- _Brief_:
Restate each of the lines below word for word and drop every picture.

--- START OF Data provided ---

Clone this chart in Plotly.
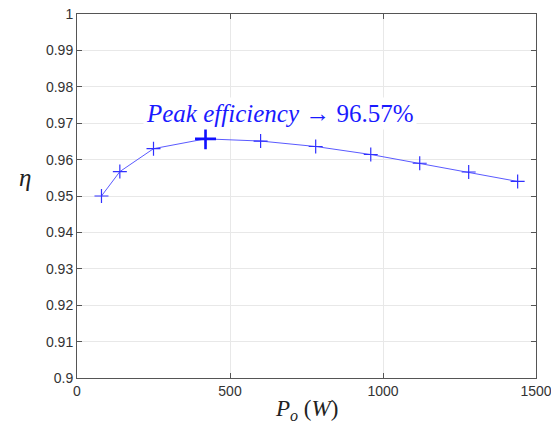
import plotly.graph_objects as go

power_w = [80, 140, 250, 420, 600, 780, 960, 1120, 1280, 1440]
efficiency = [0.950, 0.9567, 0.9630, 0.9657, 0.9651, 0.9636, 0.9614, 0.9590, 0.9566, 0.9540]
peak_x = [420]
peak_y = [0.9657]
peak_label = "<i>Peak efficiency</i> → 96.57%"
x_ticks = [0, 500, 1000, 1500]
y_ticks = [0.9, 0.91, 0.92, 0.93, 0.94, 0.95, 0.96, 0.97, 0.98, 0.99, 1.0]
y_tick_text = ["0.9", "0.91", "0.92", "0.93", "0.94", "0.95", "0.96", "0.97", "0.98", "0.99", "1"]

fig = go.Figure()
fig.add_trace(go.Scatter(
    x=power_w, y=efficiency, mode="lines+markers",
    line=dict(color="#5a5aff", width=1),
    marker=dict(symbol="cross-thin", size=10, line=dict(color="#3030ff", width=1.2)),
    showlegend=False,
))
fig.add_trace(go.Scatter(
    x=peak_x, y=peak_y, mode="markers",
    marker=dict(symbol="cross-thin", size=15, line=dict(color="#1010ff", width=2.6)),
    showlegend=False,
))

axis_common = dict(
    showline=True, linecolor="#555555", linewidth=1, mirror="ticks",
    ticks="inside", ticklen=5, tickcolor="#555555", automargin=False,
    ticklabeloverflow="allow",
    showgrid=True, gridcolor="#e8e8e8", gridwidth=1, zeroline=False,
    tickfont=dict(family="Liberation Sans, Arial", size=14, color="#333333"),
)

fig.update_layout(
    width=551, height=424,
    margin=dict(l=77, r=15, t=14, b=46),
    paper_bgcolor="white", plot_bgcolor="white",
    xaxis=dict(range=[0, 1500], tickvals=x_ticks, **axis_common),
    yaxis=dict(range=[0.9, 1.0], tickvals=y_ticks, ticktext=y_tick_text, **axis_common),
    annotations=[
        dict(x=663, y=0.9727, xref="x", yref="y", text=peak_label, showarrow=False,
             font=dict(family="Liberation Serif, serif", size=25, color="#1a1aff"),
             bgcolor="white", borderpad=2),
        dict(x=0.5, y=-0.087, xref="paper", yref="paper", yanchor="middle",
             text="<i>P</i><sub><i>o</i></sub> (<i>W</i>)", showarrow=False,
             font=dict(family="Liberation Serif, serif", size=23, color="#222222")),
        dict(x=-0.13, y=0.55, xref="paper", yref="paper", text="<i>η</i>", showarrow=False,
             font=dict(family="Liberation Serif, serif", size=25, color="#222222")),
    ],
)

fig.write_html("out.html")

--- END OF Data provided ---

- _Task result_:
Clone this chart in Plotly.
import plotly.graph_objects as go

power_w = [80, 140, 250, 420, 600, 780, 960, 1120, 1280, 1440]
efficiency = [0.950, 0.9567, 0.9630, 0.9657, 0.9651, 0.9636, 0.9614, 0.9590, 0.9566, 0.9540]
peak_x = [420]
peak_y = [0.9657]
peak_label = "<i>Peak efficiency</i> → 96.57%"
x_ticks = [0, 500, 1000, 1500]
y_ticks = [0.9, 0.91, 0.92, 0.93, 0.94, 0.95, 0.96, 0.97, 0.98, 0.99, 1.0]
y_tick_text = ["0.9", "0.91", "0.92", "0.93", "0.94", "0.95", "0.96", "0.97", "0.98", "0.99", "1"]

fig = go.Figure()
fig.add_trace(go.Scatter(
    x=power_w, y=efficiency, mode="lines+markers",
    line=dict(color="#5a5aff", width=1),
    marker=dict(symbol="cross-thin", size=10, line=dict(color="#3030ff", width=1.2)),
    showlegend=False,
))
fig.add_trace(go.Scatter(
    x=peak_x, y=peak_y, mode="markers",
    marker=dict(symbol="cross-thin", size=15, line=dict(color="#1010ff", width=2.6)),
    showlegend=False,
))

axis_common = dict(
    showline=True, linecolor="#555555", linewidth=1, mirror="ticks",
    ticks="inside", ticklen=5, tickcolor="#555555", automargin=False,
    ticklabeloverflow="allow",
    showgrid=True, gridcolor="#e8e8e8", gridwidth=1, zeroline=False,
    tickfont=dict(family="Liberation Sans, Arial", size=14, color="#333333"),
)

fig.update_layout(
    width=551, height=424,
    margin=dict(l=77, r=15, t=14, b=46),
    paper_bgcolor="white", plot_bgcolor="white",
    xaxis=dict(range=[0, 1500], tickvals=x_ticks, **axis_common),
    yaxis=dict(range=[0.9, 1.0], tickvals=y_ticks, ticktext=y_tick_text, **axis_common),
    annotations=[
        dict(x=663, y=0.9727, xref="x", yref="y", text=peak_label, showarrow=False,
             font=dict(family="Liberation Serif, serif", size=25, color="#1a1aff"),
             bgcolor="white", borderpad=2),
        dict(x=0.5, y=-0.087, xref="paper", yref="paper", yanchor="middle",
             text="<i>P</i><sub><i>o</i></sub> (<i>W</i>)", showarrow=False,
             font=dict(family="Liberation Serif, serif", size=23, color="#222222")),
        dict(x=-0.13, y=0.55, xref="paper", yref="paper", text="<i>η</i>", showarrow=False,
             font=dict(family="Liberation Serif, serif", size=25, color="#222222")),
    ],
)

fig.write_html("out.html")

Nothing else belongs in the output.